Saturday, 12 November 2016

Project IRR and Equity IRR Simplified


Executives, analysts, and investors often rely on internal-rate-of-return (IRR) calculations as one measure of a project’s yield. Real Estate Firms commonly use it as a shorthand benchmark to compare the relative attractiveness of diverse investments. The purpose of calculating the IRR is to determine if the rate of return of a project is greater than its cost of capital. Investments with the highest IRRs are considered the most attractive and are given higher priority.

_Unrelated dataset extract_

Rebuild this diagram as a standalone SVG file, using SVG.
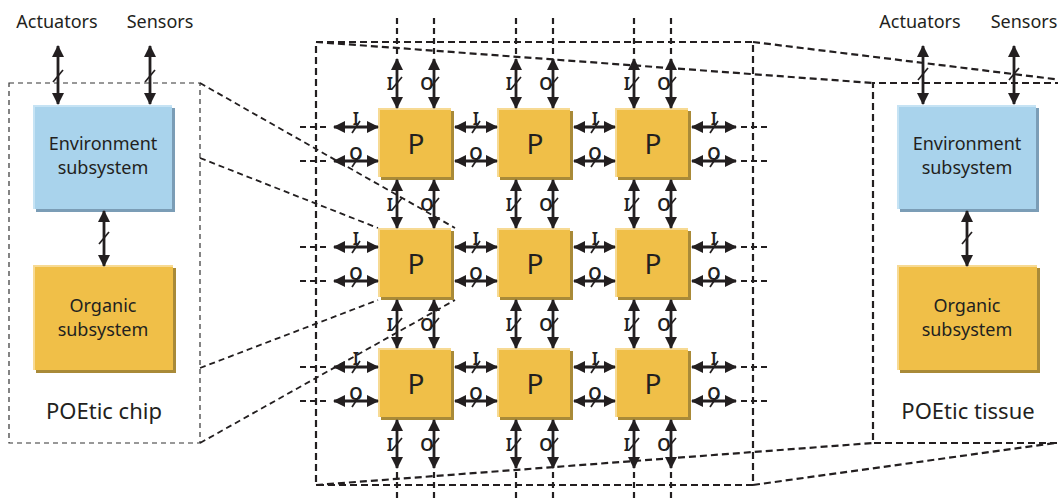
<svg xmlns="http://www.w3.org/2000/svg" width="1058" height="499" viewBox="0 0 1058 499">
  <defs>
    <marker id="head" viewBox="0 0 12 12" markerWidth="12" markerHeight="12" refX="11" refY="6" markerUnits="userSpaceOnUse" orient="auto-start-reverse">
      <path d="M0,0 L12,6 L0,12 z" fill="#231f20"/>
    </marker>
    <style>
      text { font-family: "Noto Sans", "DejaVu Sans", sans-serif; fill: #231f20; }
      .lbl { font-size: 18px; text-anchor: middle; }
      .cap { font-size: 22px; text-anchor: middle; }
      .pl { font-size: 28px; text-anchor: middle; }
      .bus { font-size: 17px; text-anchor: middle; font-weight: 600; }
      .arr { stroke: #231f20; stroke-width: 2.8; fill: none; marker-start: url(#head); marker-end: url(#head); }
      .sl { stroke: #231f20; stroke-width: 1.7; }
      .thin { stroke: #333; stroke-width: 1.2; stroke-dasharray: 5 4; fill: none; }
      .thick { stroke: #231f20; stroke-width: 2.2; stroke-dasharray: 7 4; fill: none; }
      .ext { stroke: #231f20; stroke-width: 2.2; stroke-dasharray: 6 4; fill: none; }
      .persp { stroke: #231f20; stroke-width: 1.8; stroke-dasharray: 6 4; fill: none; }
      .o-dk { fill: #a98a38; } .o-lt { fill: #f7da94; } .o-mn { fill: #f0bf48; }
      .b-dk { fill: #7b9db6; } .b-lt { fill: #c6e3f4; } .b-mn { fill: #a9d3ec; }
    </style>
    <!-- shaded block shapes -->
    <g id="pblock">
      <rect class="o-dk" x="3" y="3" width="73" height="69"/>
      <rect class="o-lt" x="0" y="0" width="73" height="69"/>
      <rect class="o-mn" x="2" y="2" width="71" height="67"/>
      <text class="pl" x="38" y="46">P</text>
    </g>
  </defs>

  <!-- dashed outlines and perspective lines -->
  <g id="outlines">
    <rect class="thin" x="9" y="83" width="191" height="360"/>
    <line class="persp" x1="200" y1="83" x2="455" y2="228"/>
    <line class="persp" x1="200" y1="158" x2="378" y2="228"/>
    <line class="persp" x1="200" y1="368" x2="378" y2="300"/>
    <line class="persp" x1="200" y1="443" x2="455" y2="300"/>
    <rect class="thick" x="316" y="42" width="437" height="443"/>
    <line class="thick" x1="316" y1="42" x2="873" y2="83"/>
    <line class="thick" x1="753" y1="42" x2="1062" y2="80"/>
    <line class="thick" x1="316" y1="485" x2="873" y2="443"/>
    <line class="thick" x1="753" y1="485" x2="1062" y2="442"/>
    <path class="thick" d="M1062,83 L873,83 L873,443 L1062,443"/>
  </g>

  <!-- grid continuation stubs -->
  <g id="stubs">
    <path class="ext" d="M397,18 V56 M434,18 V56 M516,18 V56 M553,18 V56 M634,18 V56 M671,18 V56"/>
    <path class="ext" d="M397,472 V499 M434,472 V499 M516,472 V499 M553,472 V499 M634,472 V499 M671,472 V499"/>
    <path class="ext" d="M300,127 H330 M300,161 H330 M300,247 H330 M300,281 H330 M300,367 H330 M300,401 H330"/>
    <path class="ext" d="M741,127 H770 M741,161 H770 M741,247 H770 M741,281 H770 M741,367 H770 M741,401 H770"/>
  </g>

  <!-- left chip -->
  <g id="chip-env">
    <rect class="b-dk" x="36" y="108" width="139" height="104"/>
    <rect class="b-lt" x="33" y="105" width="139" height="104"/>
    <rect class="b-mn" x="35" y="107" width="137" height="102"/>
    <text class="lbl" x="103" y="150">Environment</text>
    <text class="lbl" x="103" y="174">subsystem</text>
  </g>
  <g id="chip-org">
    <rect class="o-dk" x="36" y="268" width="140" height="105"/>
    <rect class="o-lt" x="33" y="265" width="140" height="105"/>
    <rect class="o-mn" x="35" y="267" width="138" height="103"/>
    <text class="lbl" x="103" y="312">Organic</text>
    <text class="lbl" x="103" y="336">subsystem</text>
  </g>
  <text class="lbl" x="57" y="28">Actuators</text>
  <text class="lbl" x="160" y="28">Sensors</text>
  <text class="cap" x="104" y="419">POEtic chip</text>

  <!-- right tissue -->
  <g id="tissue-env">
    <rect class="b-dk" x="900" y="108" width="139" height="104"/>
    <rect class="b-lt" x="897" y="105" width="139" height="104"/>
    <rect class="b-mn" x="899" y="107" width="137" height="102"/>
    <text class="lbl" x="967" y="150">Environment</text>
    <text class="lbl" x="967" y="174">subsystem</text>
  </g>
  <g id="tissue-org">
    <rect class="o-dk" x="900" y="268" width="140" height="105"/>
    <rect class="o-lt" x="897" y="265" width="140" height="105"/>
    <rect class="o-mn" x="899" y="267" width="138" height="103"/>
    <text class="lbl" x="967" y="312">Organic</text>
    <text class="lbl" x="967" y="336">subsystem</text>
  </g>
  <text class="lbl" x="920" y="28">Actuators</text>
  <text class="lbl" x="1024" y="28">Sensors</text>
  <text class="cap" x="968" y="419">POEtic tissue</text>

  <!-- processor array -->
  <g id="p11"><use href="#pblock" x="378" y="108"/></g>
  <g id="p12"><use href="#pblock" x="497" y="108"/></g>
  <g id="p13"><use href="#pblock" x="615" y="108"/></g>
  <g id="p21"><use href="#pblock" x="378" y="228"/></g>
  <g id="p22"><use href="#pblock" x="497" y="228"/></g>
  <g id="p23"><use href="#pblock" x="615" y="228"/></g>
  <g id="p31"><use href="#pblock" x="378" y="348"/></g>
  <g id="p32"><use href="#pblock" x="497" y="348"/></g>
  <g id="p33"><use href="#pblock" x="615" y="348"/></g>

  <g id="connectors">
    <!-- chip and tissue links -->
    <line class="arr" x1="58" y1="46" x2="58" y2="104"/>
    <line class="sl" x1="53" y1="82" x2="63" y2="70"/>
    <line class="arr" x1="150" y1="46" x2="150" y2="104"/>
    <line class="sl" x1="145" y1="82" x2="155" y2="70"/>
    <line class="arr" x1="104" y1="211" x2="104" y2="266"/>
    <line class="sl" x1="99" y1="244" x2="109" y2="232"/>
    <line class="arr" x1="923" y1="46" x2="923" y2="104"/>
    <line class="sl" x1="918" y1="80" x2="928" y2="68"/>
    <line class="arr" x1="1014" y1="46" x2="1014" y2="104"/>
    <line class="sl" x1="1009" y1="80" x2="1019" y2="68"/>
    <line class="arr" x1="967" y1="211" x2="967" y2="266"/>
    <line class="sl" x1="962" y1="244" x2="972" y2="232"/>

    <!-- vertical buses -->
    <g id="vbus">
      <line class="arr" x1="397" y1="59" x2="397" y2="108"/>
      <line class="arr" x1="434" y1="59" x2="434" y2="108"/>
      <line class="arr" x1="516" y1="59" x2="516" y2="108"/>
      <line class="arr" x1="553" y1="59" x2="553" y2="108"/>
      <line class="arr" x1="634" y1="59" x2="634" y2="108"/>
      <line class="arr" x1="671" y1="59" x2="671" y2="108"/>
      <line class="arr" x1="397" y1="180" x2="397" y2="228"/>
      <line class="arr" x1="434" y1="180" x2="434" y2="228"/>
      <line class="arr" x1="516" y1="180" x2="516" y2="228"/>
      <line class="arr" x1="553" y1="180" x2="553" y2="228"/>
      <line class="arr" x1="634" y1="180" x2="634" y2="228"/>
      <line class="arr" x1="671" y1="180" x2="671" y2="228"/>
      <line class="arr" x1="397" y1="300" x2="397" y2="348"/>
      <line class="arr" x1="434" y1="300" x2="434" y2="348"/>
      <line class="arr" x1="516" y1="300" x2="516" y2="348"/>
      <line class="arr" x1="553" y1="300" x2="553" y2="348"/>
      <line class="arr" x1="634" y1="300" x2="634" y2="348"/>
      <line class="arr" x1="671" y1="300" x2="671" y2="348"/>
      <line class="arr" x1="397" y1="420" x2="397" y2="468"/>
      <line class="arr" x1="434" y1="420" x2="434" y2="468"/>
      <line class="arr" x1="516" y1="420" x2="516" y2="468"/>
      <line class="arr" x1="553" y1="420" x2="553" y2="468"/>
      <line class="arr" x1="634" y1="420" x2="634" y2="468"/>
      <line class="arr" x1="671" y1="420" x2="671" y2="468"/>
    </g>

    <!-- horizontal buses -->
    <g id="hbus">
      <line class="arr" x1="334" y1="127" x2="378" y2="127"/>
      <line class="arr" x1="334" y1="161" x2="378" y2="161"/>
      <line class="arr" x1="455" y1="127" x2="497" y2="127"/>
      <line class="arr" x1="455" y1="161" x2="497" y2="161"/>
      <line class="arr" x1="574" y1="127" x2="615" y2="127"/>
      <line class="arr" x1="574" y1="161" x2="615" y2="161"/>
      <line class="arr" x1="692" y1="127" x2="736" y2="127"/>
      <line class="arr" x1="692" y1="161" x2="736" y2="161"/>
      <line class="arr" x1="334" y1="247" x2="378" y2="247"/>
      <line class="arr" x1="334" y1="281" x2="378" y2="281"/>
      <line class="arr" x1="455" y1="247" x2="497" y2="247"/>
      <line class="arr" x1="455" y1="281" x2="497" y2="281"/>
      <line class="arr" x1="574" y1="247" x2="615" y2="247"/>
      <line class="arr" x1="574" y1="281" x2="615" y2="281"/>
      <line class="arr" x1="692" y1="247" x2="736" y2="247"/>
      <line class="arr" x1="692" y1="281" x2="736" y2="281"/>
      <line class="arr" x1="334" y1="367" x2="378" y2="367"/>
      <line class="arr" x1="334" y1="401" x2="378" y2="401"/>
      <line class="arr" x1="455" y1="367" x2="497" y2="367"/>
      <line class="arr" x1="455" y1="401" x2="497" y2="401"/>
      <line class="arr" x1="574" y1="367" x2="615" y2="367"/>
      <line class="arr" x1="574" y1="401" x2="615" y2="401"/>
      <line class="arr" x1="692" y1="367" x2="736" y2="367"/>
      <line class="arr" x1="692" y1="401" x2="736" y2="401"/>
    </g>

    <!-- bus width marks on vertical buses (I / O) -->
    <g id="vmarks">
      <path class="sl" d="M392,89 L402,77 M429,89 L439,77 M511,89 L521,77 M548,89 L558,77 M629,89 L639,77 M666,89 L676,77"/>
      <path class="sl" d="M392,210 L402,198 M429,210 L439,198 M511,210 L521,198 M548,210 L558,198 M629,210 L639,198 M666,210 L676,198"/>
      <path class="sl" d="M392,330 L402,318 M429,330 L439,318 M511,330 L521,318 M548,330 L558,318 M629,330 L639,318 M666,330 L676,318"/>
      <path class="sl" d="M392,450 L402,438 M429,450 L439,438 M511,450 L521,438 M548,450 L558,438 M629,450 L639,438 M666,450 L676,438"/>
      <text class="bus" x="390" y="90">I</text><text class="bus" x="427" y="90">O</text>
      <text class="bus" x="509" y="90">I</text><text class="bus" x="546" y="90">O</text>
      <text class="bus" x="627" y="90">I</text><text class="bus" x="664" y="90">O</text>
      <text class="bus" x="390" y="211">I</text><text class="bus" x="427" y="211">O</text>
      <text class="bus" x="509" y="211">I</text><text class="bus" x="546" y="211">O</text>
      <text class="bus" x="627" y="211">I</text><text class="bus" x="664" y="211">O</text>
      <text class="bus" x="390" y="331">I</text><text class="bus" x="427" y="331">O</text>
      <text class="bus" x="509" y="331">I</text><text class="bus" x="546" y="331">O</text>
      <text class="bus" x="627" y="331">I</text><text class="bus" x="664" y="331">O</text>
      <text class="bus" x="390" y="451">I</text><text class="bus" x="427" y="451">O</text>
      <text class="bus" x="509" y="451">I</text><text class="bus" x="546" y="451">O</text>
      <text class="bus" x="627" y="451">I</text><text class="bus" x="664" y="451">O</text>
    </g>

    <!-- bus width marks on horizontal buses (I above, O below) -->
    <g id="hmarks">
      <path class="sl" d="M352,133 L360,121 M472,133 L480,121 M591,133 L599,121 M710,133 L718,121"/>
      <path class="sl" d="M352,167 L360,155 M472,167 L480,155 M591,167 L599,155 M710,167 L718,155"/>
      <path class="sl" d="M352,253 L360,241 M472,253 L480,241 M591,253 L599,241 M710,253 L718,241"/>
      <path class="sl" d="M352,287 L360,275 M472,287 L480,275 M591,287 L599,275 M710,287 L718,275"/>
      <path class="sl" d="M352,373 L360,361 M472,373 L480,361 M591,373 L599,361 M710,373 L718,361"/>
      <path class="sl" d="M352,407 L360,395 M472,407 L480,395 M591,407 L599,395 M710,407 L718,395"/>
      <text class="bus" x="356" y="125">I</text><text class="bus" x="476" y="125">I</text><text class="bus" x="595" y="125">I</text><text class="bus" x="714" y="125">I</text>
      <text class="bus" x="356" y="160">O</text><text class="bus" x="476" y="160">O</text><text class="bus" x="595" y="160">O</text><text class="bus" x="714" y="160">O</text>
      <text class="bus" x="356" y="245">I</text><text class="bus" x="476" y="245">I</text><text class="bus" x="595" y="245">I</text><text class="bus" x="714" y="245">I</text>
      <text class="bus" x="356" y="280">O</text><text class="bus" x="476" y="280">O</text><text class="bus" x="595" y="280">O</text><text class="bus" x="714" y="280">O</text>
      <text class="bus" x="356" y="365">I</text><text class="bus" x="476" y="365">I</text><text class="bus" x="595" y="365">I</text><text class="bus" x="714" y="365">I</text>
      <text class="bus" x="356" y="400">O</text><text class="bus" x="476" y="400">O</text><text class="bus" x="595" y="400">O</text><text class="bus" x="714" y="400">O</text>
    </g>
  </g>
</svg>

Hypothetically speaking, IRR is defined as the discount rate which, when applied to discount a series of cash flows, results in a net present value equivalent to zero. An intuitive way of understanding IRR is to think of it as equivalent constant interest rate at which a given series of cash outflows must be invested in order for the investor to earn a given series of cash inflows as income. It is in this sense a measure of the underlying return the investor expects to achieve by investing in capital.

There are two useful classifications of IRR when making real-estate investment decisions; Project IRR and Equity IRR. A project’s IRR can be attained taking in consideration only the project’s cash flows (excluding the financing cash flows). Initially, IRR is determined at the project level, without considering cash flows related to financing i.e. when computing for the project IRR, amortisation and interest payments are excluded.

To illustrate, let's consider a project with an initial construction cost of $1,500,000, and annual rental income of $125,000. Assume after 10 years the property will be sold for $6,250,000. You can construct the project cash flows and calculate the project IRR by using the Excel IRR formula. From the calculation, we find the project has a 20% IRR and an NPV of  $2,068,258.77 at a discount rate of 8% as shown below.

                             

On the other hand, calculating Equity IRR is a different process. Equity IRR assumes the use debt to finance the investment, hence, any debt raised for the project is deducted from net cash inflows. However, if the project is fully funded by equity, the Project IRR and Equity IRR will be the same. If the project is fully funded by debt, Equity IRR simply does not exist. 

Let's assume that in our earlier example, 66.6% of the project is funded by debt while the remaining 33.3% is funded by equity. The cost of debt is 4%. The cash flows for equity holders and the equity IRR can be calculated using the same excel formula as above. We find that our Equity IRR is 29%. 



We can calculate the Interest + principlal payment using the following formula:

L[c(1+c)^n]/(1+C)^n-1]  

Where; 
L is the loan value  
C is Interest rate, and 
n is the number of payments.

Otherwise, we can use the PMT option in excel to calculate the principal payment. This option will ask you for arguments for the interest rate, number of payments, and the PV of the loan (the amount of the loan the day you withdrew it). 

A reoccurring question is whether the Equity IRR is always higher than the project IRR- the answer is no. The project IRR will be higher than the Equity IRR only when the cost of debt exceeds the Project's IRR. In our example, the project IRR will only exceed the Equity IRR if the cost of debt exceeds 20% (our project's IRR). 

In terms of the investment decision, a positive Equity IRR indicates that based on the set of assumptions used, the project under evaluation generates more than the required rate of return by investors, hence, the project should be accepted. Contrarily, a negative Equity IRR indicates that the project is unable to generate the required rate of return by investors, and hence, should be rejected. An Equity IRR of zero means that the project's rate of return is just equal to the cost of capital. The project would neither make you richer or poorer; it is worth what it costs. Thus the IRR rule states that the project should be accepted. Accordingly, our project under evaluation with Equity IRR of 29% should be accepted.